The $500 current bid isn’t a market signal worth taking seriously. No-reserve parts listings routinely open low and finish according to how many people actually need what’s being sold, not according to any broader read on BMW values. What is worth taking seriously is that a listing like this exists at all, cataloged with the same rigor applied to seven-figure Ferraris. That’s a sign the market for correctly documented vintage race components has matured enough to support real due diligence, rather than trading purely on word of mouth in the paddock.

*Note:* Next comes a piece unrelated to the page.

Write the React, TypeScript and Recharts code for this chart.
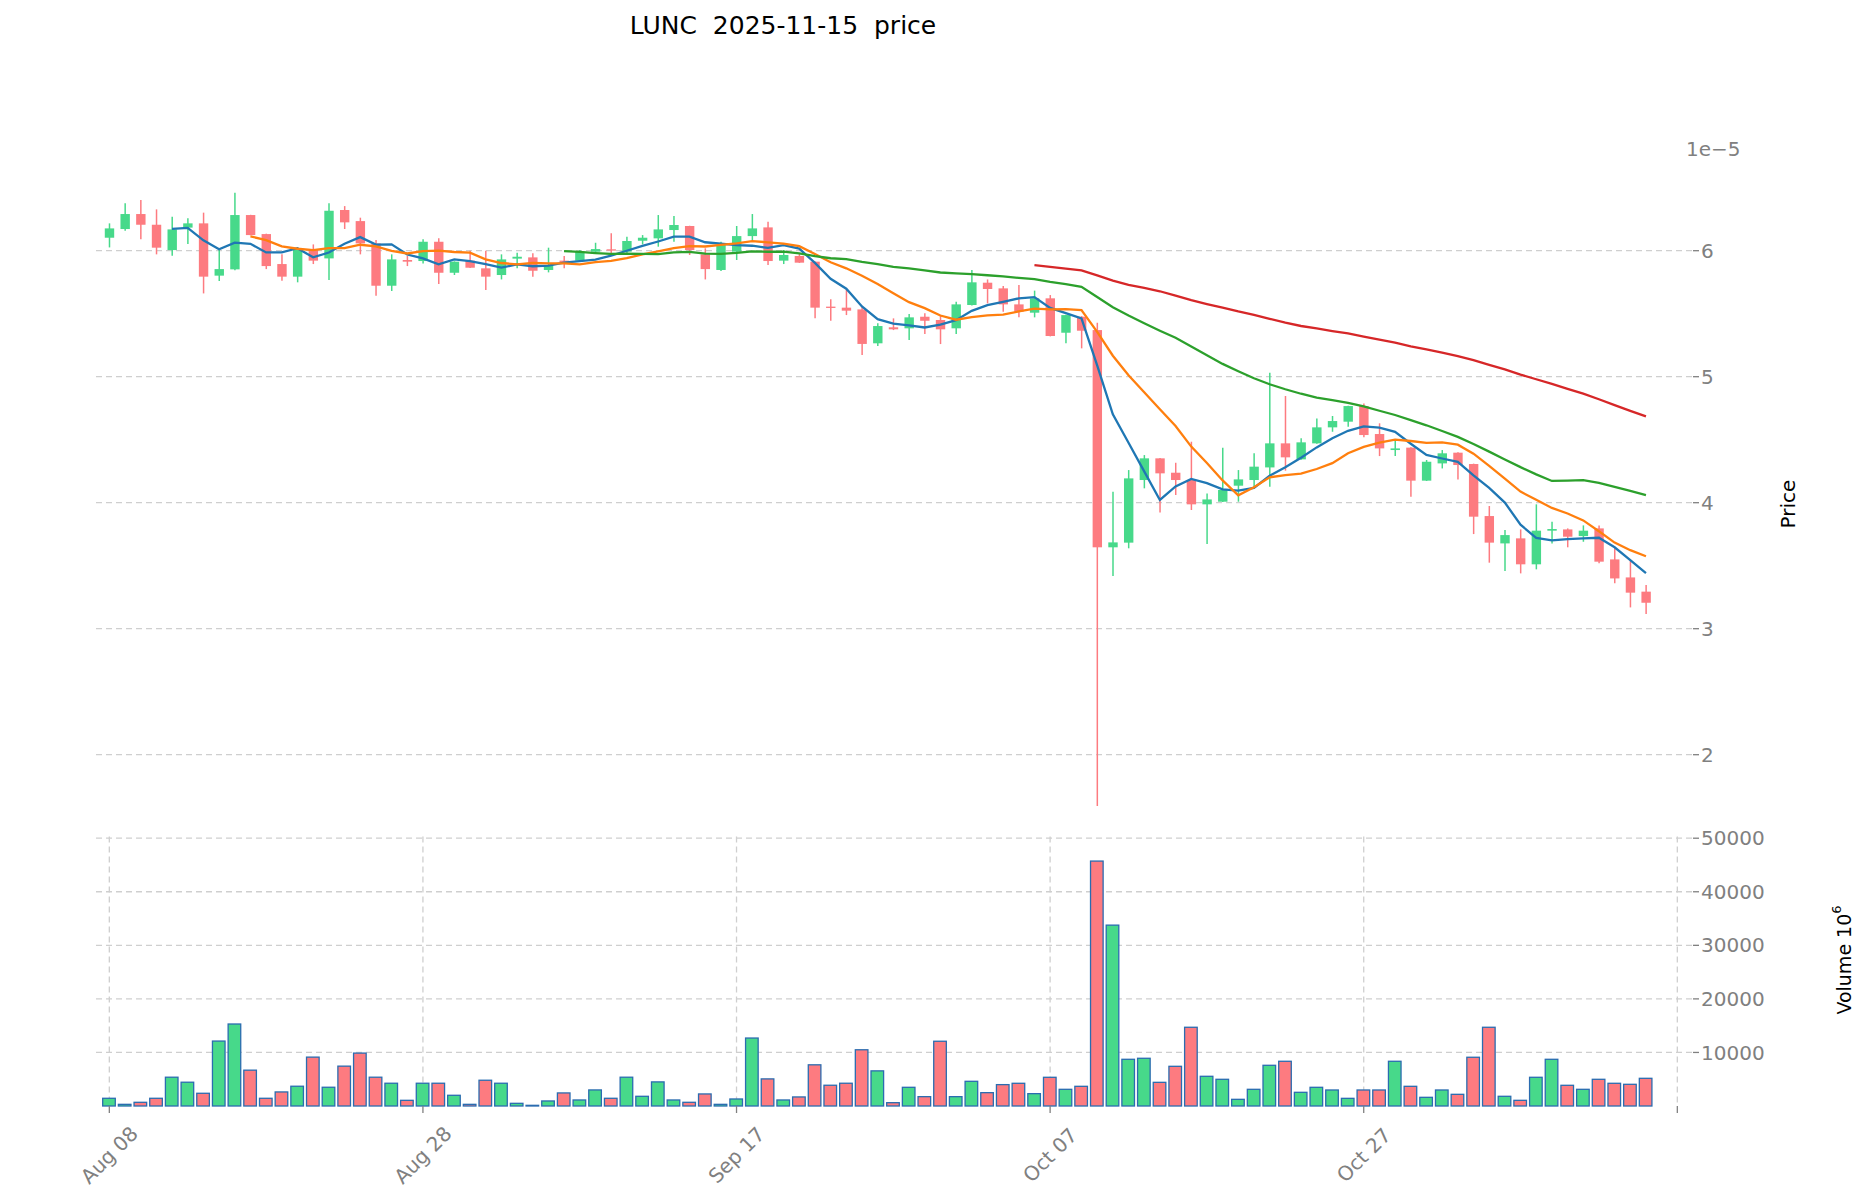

The M10 never needed to be rare to matter. It needed to be everywhere, under the hood of a million commuter sedans and, briefly, in the highest-strung engine bay in motorsport, before anyone thought to treat it as history. That’s a useful reminder for collectors chasing the next undervalued platform, a subject we’ve returned to often in our coverage of the market’s most undervalued collector cars: the components worth owning aren’t always the ones nobody built. Sometimes they’re the ones nobody stopped building, long after everyone assumed the story was over.

For whoever ends up owning this particular engine, the appeal isn’t nostalgia. It’s simpler than that: a documented, race-proven M10 and a correctly configured dogleg gearbox save months of guesswork for anyone bringing a vintage BMW back to the grid. That’s not a headline. It’s just the kind of detail serious collectors already know to look for.